Rewiring the Brain for Peace Bridging neuroscience spirituality and peacebuilding
Join Melanie Cohen Greenberg, president and CEO of the Alliance for Peacebuilding, and Béatrice Pouligny, co-founder of Rewiring the Brain for Peace, as they explore one of the newest frontiers of the peacebuilding field — the capacity of the human brain to resist violence, fear and separation, make conscious change and choose peace. Melanie and Beatrice will explain how Rewiring the Brain for Peace researches and documents the ways individuals and communities around the world mobilize their own spiritual resources... and move away from fear, separation and violence. They'll discuss a new platform, facilitated by the Alliance, upon which disparate communities of scientists, spiritual leaders and peacebuilders have gathered to ask transdisciplinary questions — sharing their ultimate interests and their desire to work together.
During this highly informative session, you'll discover:
- How the spiritual rituals, experiences and values in different cultures affect emotional and cognitive processes; contribute to transforming behaviors, attitudes, and relationships; & have the potential to facilitate peacebuilding processes
- Ways this mobilization of spiritual resources can lead to broader social change
- How you can participate in this global movement of self-awareness & self-mastery to become an agent of peace
Melanie Greenberg
Melanie Cohen Greenberg is President and CEO of the Alliance for Peacebuilding.

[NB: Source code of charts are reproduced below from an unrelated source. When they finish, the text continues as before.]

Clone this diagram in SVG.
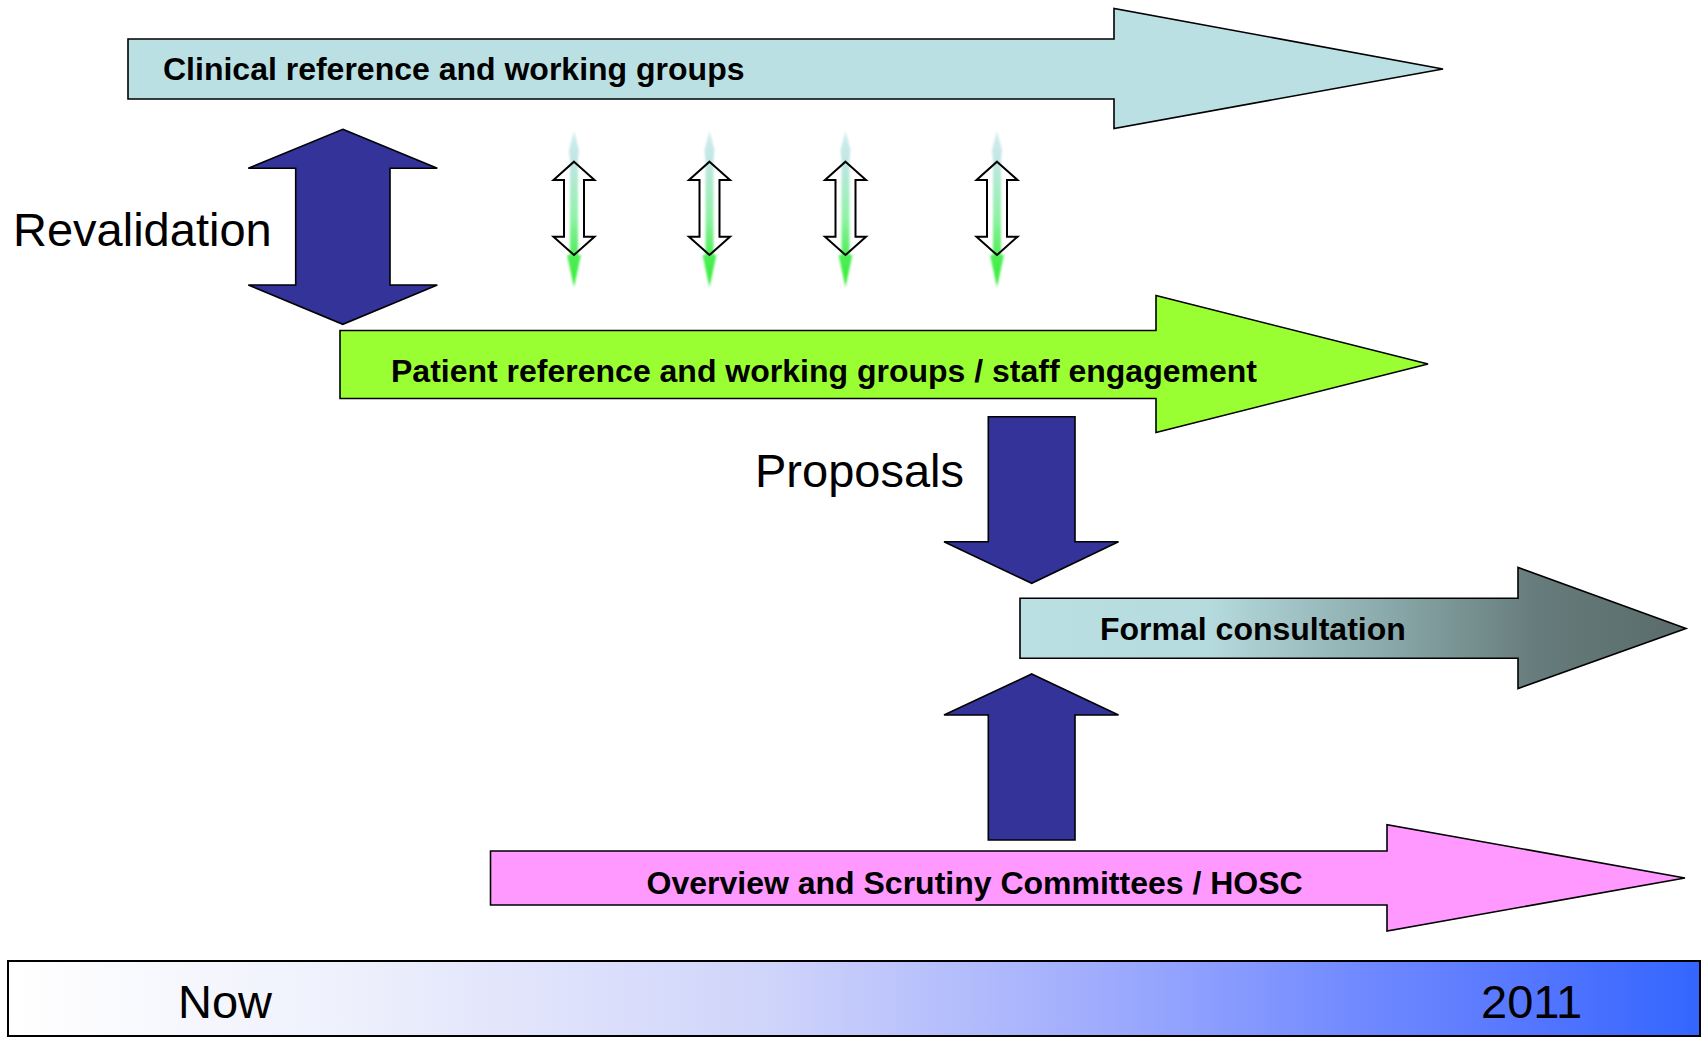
<svg xmlns="http://www.w3.org/2000/svg" width="1708" height="1037" viewBox="0 0 1708 1037">
  <style>
    .shape { stroke: #000; stroke-width: 1.6; stroke-linejoin: miter; }
    .navy { fill: #333399; }
    .label { font-family: "Liberation Sans", Arial, sans-serif; font-weight: bold; font-size: 32px; fill: #000; }
    .caption { font-family: "Liberation Sans", Arial, sans-serif; font-size: 47px; fill: #000; }
    .outline { fill: none; stroke: #000; stroke-width: 2; stroke-linejoin: miter; }
  </style>
  <defs>
    <linearGradient id="timeline" x1="0" y1="0" x2="1" y2="0">
      <stop offset="0" stop-color="#FFFFFF"/>
      <stop offset="0.2" stop-color="#EEF0FC"/>
      <stop offset="0.45" stop-color="#CFD4FA"/>
      <stop offset="0.65" stop-color="#9EABFD"/>
      <stop offset="0.8" stop-color="#7089FF"/>
      <stop offset="0.9" stop-color="#5576FF"/>
      <stop offset="1" stop-color="#3366FF"/>
    </linearGradient>
    <linearGradient id="formal" x1="0" y1="0" x2="1" y2="0">
      <stop offset="0" stop-color="#BBE0E3"/>
      <stop offset="0.28" stop-color="#B6DBDE"/>
      <stop offset="0.55" stop-color="#8AA9AA"/>
      <stop offset="0.78" stop-color="#667B7B"/>
      <stop offset="1" stop-color="#5A6B6B"/>
    </linearGradient>
    <linearGradient id="glow" x1="0" y1="0" x2="0" y2="1">
      <stop offset="0" stop-color="#D2ECEC"/>
      <stop offset="0.2" stop-color="#BFE6E3"/>
      <stop offset="0.55" stop-color="#92F2A8"/>
      <stop offset="0.8" stop-color="#4FEE58"/>
      <stop offset="1" stop-color="#33EE33"/>
    </linearGradient>
    <filter id="soft" x="-50%" y="-10%" width="200%" height="120%">
      <feGaussianBlur stdDeviation="0.9"/>
    </filter>
    <!-- small two-way link: soft green streak behind a hollow double arrow -->
    <g id="link">
      <path d="M0,131 L5,150 L4,160 L4,255 L7,255 L0,287 L-7,255 L-4,255 L-4,160 L-5,150 Z" fill="url(#glow)" filter="url(#soft)"/>
      <path class="outline" d="M0,161.7 L20.5,180 L10,180 L10,236.7 L20.5,236.7 L0,255 L-20.5,236.7 L-10,236.7 L-10,180 L-20.5,180 Z"/>
    </g>
  </defs>

  <rect width="1708" height="1037" fill="#FFFFFF"/>

  <!-- workstream arrows -->
  <g id="clinical">
    <path class="shape" fill="#BBE0E3" d="M128,39 L1114,39 L1114,8.5 L1443,69 L1114,128.5 L1114,99 L128,99 Z"/>
    <text class="label" x="163" y="80">Clinical reference and working groups</text>
  </g>

  <g id="patient">
    <path class="shape" fill="#99FF33" d="M340,330.5 L1156,330.5 L1156,295.5 L1428,364 L1156,432.5 L1156,398.5 L340,398.5 Z"/>
    <text class="label" x="391" y="381.5">Patient reference and working groups / staff engagement</text>
  </g>

  <g id="formal-consultation">
    <path class="shape" fill="url(#formal)" d="M1020,598.3 L1518,598.3 L1518,567.5 L1686,628.5 L1518,688.5 L1518,658.3 L1020,658.3 Z"/>
    <text class="label" x="1100" y="640">Formal consultation</text>
  </g>

  <g id="hosc">
    <path class="shape" fill="#FF99FF" d="M490.5,851 L1387,851 L1387,824.6 L1685,878 L1387,931 L1387,905 L490.5,905 Z"/>
    <text class="label" x="646.5" y="894">Overview and Scrutiny Committees / HOSC</text>
  </g>

  <!-- links between workstreams -->
  <g id="connectors">
    <g id="revalidation">
      <path class="shape navy" d="M342.8,129.3 L437.3,168.3 L390,168.3 L390,285 L437.3,285 L342.8,324.3 L248.3,285 L295.7,285 L295.7,168.3 L248.3,168.3 Z"/>
      <text class="caption" x="13" y="246">Revalidation</text>
    </g>
    <g id="link-1"><use href="#link" x="574"/></g>
    <g id="link-2"><use href="#link" x="709.5"/></g>
    <g id="link-3"><use href="#link" x="845.5"/></g>
    <g id="link-4"><use href="#link" x="997"/></g>
    <g id="proposals">
      <path class="shape navy" d="M988.3,416.7 L1075,416.7 L1075,541.7 L1118.5,541.7 L1031.7,583.3 L944,541.7 L988.3,541.7 Z"/>
      <text class="caption" x="755" y="486.7">Proposals</text>
    </g>
    <g id="scrutiny-input">
      <path class="shape navy" d="M1031.7,674 L1118.5,715 L1075,715 L1075,840 L988.3,840 L988.3,715 L944,715 Z"/>
    </g>
  </g>

  <!-- timeline -->
  <g id="timeline-bar">
    <rect x="8" y="961" width="1692" height="75" fill="url(#timeline)" stroke="#000" stroke-width="2"/>
    <text class="caption" x="178" y="1018">Now</text>
    <text class="caption" x="1481" y="1018">2011</text>
  </g>
</svg>
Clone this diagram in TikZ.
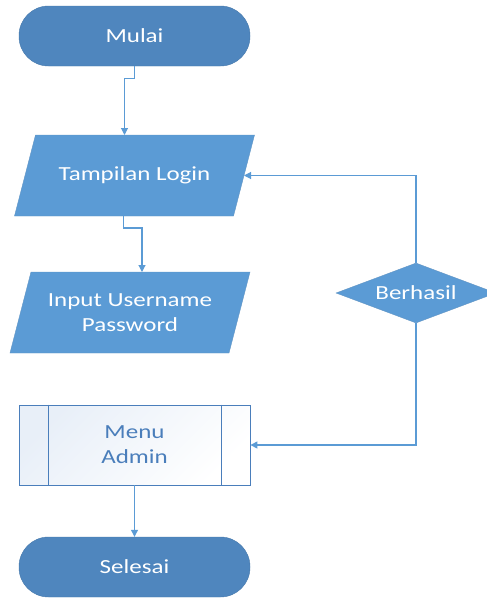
\documentclass[tikz,border=0pt]{standalone}
\usepackage{fontspec}
\setmainfont{Carlito}[FakeStretch=1.25]
\usetikzlibrary{shapes.geometric,arrows.meta,positioning,backgrounds}

\definecolor{termblue}{RGB}{79,134,190}
\definecolor{boxblue}{RGB}{91,155,213}
\definecolor{lineblue}{RGB}{91,155,213}
\definecolor{menublue}{RGB}{74,126,187}
\definecolor{menufill}{RGB}{232,239,248}

\tikzset{every picture/.style={line width=1.1pt}}
\tikzset{
  terminal/.style={rectangle, rounded corners=29.5pt, fill=termblue, draw=termblue!90!black, line width=0.4pt,
    minimum width=231pt, minimum height=60pt, text=white, font=\fontsize{20}{25}\selectfont},
  iobox/.style={rectangle, minimum width=219pt, minimum height=81pt, inner sep=0pt, outer sep=0pt,
    text=white, align=center, font=\fontsize{20}{25}\selectfont},
  ioshape/.style={fill=boxblue, draw=boxblue!80!gray, line width=0.4pt},
  decide/.style={diamond, fill=boxblue, draw=boxblue!80!gray, line width=0.4pt, minimum width=160pt,
    minimum height=60pt, inner sep=0pt, label={[text=white, font=\fontsize{20}{25}\selectfont]center:#1}},
  subproc/.style={rectangle, draw=menublue, line width=0.8pt, top color=menufill, bottom color=white,
    shading angle=45, minimum width=231pt, minimum height=80pt, text=menublue, align=center,
    font=\fontsize{20}{25}\selectfont},
  flow/.style={draw=lineblue, line width=1.1pt, -{Triangle[width=7pt,length=7pt]}},
}

\begin{document}
\begin{tikzpicture}[x=1pt,y=1pt,yscale=-1,xscale=1]
	\useasboundingbox (0,0) rectangle (487,600);
	\clip (0,0) rectangle (487,600);
	
	% Terminal nodes
	\node [terminal] (mulai) at (134.5,36) {Mulai};
	\node [terminal] (selesai) at (134.5,567) {Selesai};
	% Input / output
	\node [iobox] (login) at (134.5,175.5) {Tampilan Login};
	\node [iobox] (input) at (130,312.5) {Input Username\\Password};
	\begin{scope}[on background layer]
		\foreach \n in {login,input}
			\draw [ioshape] ([xshift=10.5]\n.north west) -- ([xshift=10.5]\n.north east)
				-- ([xshift=-10.5]\n.south east) -- ([xshift=-10.5]\n.south west) -- cycle;
	\end{scope}
	% Decision
	\node [decide=Berhasil] (cek) at (416,293) {};
	% Predefined process
	\node [subproc] (menu) at (134.5,445) {Menu\\Admin};
	\draw [menublue, line width=0.8pt] ([xshift=30]menu.north west) -- ([xshift=30]menu.south west);
	\draw [menublue, line width=0.8pt] ([xshift=-29]menu.north east) -- ([xshift=-29]menu.south east);
	
	% Connectors
	\draw [flow] (mulai.south) -- ++(0,12) -| ([xshift=-10]login.north);
	\draw [flow] ([xshift=-11]login.south) -- ++(0,12) -| ([xshift=12]input.north);
	\draw [flow] (cek.north) |- (login.east);
	\draw [flow] (cek.south) |- (menu.east);
	\draw [flow] (menu.south) -- (selesai.north);
	
\end{tikzpicture}
\end{document}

Before joining AfP, she worked in philanthropy (president and founder of the Cypress Fund for Peace and Security, and Conflict Resolution program director at the Hewlett Foundation) and academia (associate director of the Center on International Security and Cooperation at Stanford University, and visiting fellow at Johns Hopkins SAIS). In her work on international conflict resolution, Ms. Greenberg has helped design and facilitate public peace processes in the Middle East, Northern Ireland, and the Caucasus. She has taught advanced courses in international conflict resolution, multi-party conflict resolution and negotiation at Stanford Law School, Georgetown University Law Center, and George Washington University. She was lead editor and chapter author of the volume Words over War: Mediation and Arbitration to Prevent Deadly Conflict (Rowman & Littlefield, 2000). Ms. Greenberg is a frequent writer, lecturer, teacher and trainer in a broad range of areas related to international law, international security, and peacebuilding, and has served on numerous boards of peacebuilding and security organizations. Ms. Greenberg holds an AB from Harvard, and a JD from Stanford Law School.
Béatrice Pouligny, PhD
Dr. Béatrice Pouligny is the founder and co-director of Rewiring the Brain for Peace: Bridging Neuroscience, Spirituality and Peacebuilding. She bridges the fields of political science, peacebuilding and neuroscience in her experience as an academic at the highest levels of the political science community, as a human rights and peacebuilding practitioner with 30 years of field experience in more than 30 conflicts around the world (in Central and South America, Haiti, Africa, Asia, the Balkans and the Middle East), and in her training and ongoing practice as a shamanic healer and mindfulness meditation teacher, collaborating with neuro-pshychologists and integrating the results of ongoing research into her healing work. Béatrice also brings strong knowledge of the literature on peacebuilding, trauma, resilience and spirituality, as well as her expertise in developing case studies and research agendas across disciplines, and the theory-practice divide. From 2000 to 2009, she developed and led an international and inter-disciplinary research-action program called “Re-imagining Peace” (seven countries on four continents) which addressed the individual and collective traumatic consequences of war and mass crimes, outlining culture-based resilience processes. Since then, her work has focused on individual and societal resilience capacities in the aftermath of violence. She has contributed to the first European Report on Development which focused on fragility (2009) and is the author of a report on “Violence, Trauma and Resilience” as part of the World Bank flagship study on “Societal Dynamics and Fragility” (2012); it is the first comprehensive and systematic effort to articulate the individual traumas and their collective dimensions in violent and post-violent contexts. She has designed and led training programs on this subject for different intergovernmental and governmental agencies as well as local networks of community leaders (most recently in Libya and Syria).
She holds a doctorate in political science from the Institut d’Etudes Politiques de Paris (Sciences Po/International Relations). She is the winner of many awards, including two consecutive Fulbright Commission awards and a former grantee of different public and private foundations in North America and Europe. She is the author of numerous reports, articles and contributions (in French, English, Spanish and Dutch) as well as two main books: Peace Operations Seen from Below: UN Missions and Local People, London: Hurst / Bloomfield (CT): Kumarian Press, 2006 (Ils nous avaient promis la paix : ONU et populations locales, Paris: Presses de Sciences Po, 2004) as well as After Mass Crime: Rebuilding States and Communities, Tokyo/New York/Paris: United Nations University Press, 2007. She is fluent in French, English, Spanish and Haitian Creole and speaks a number of local languages.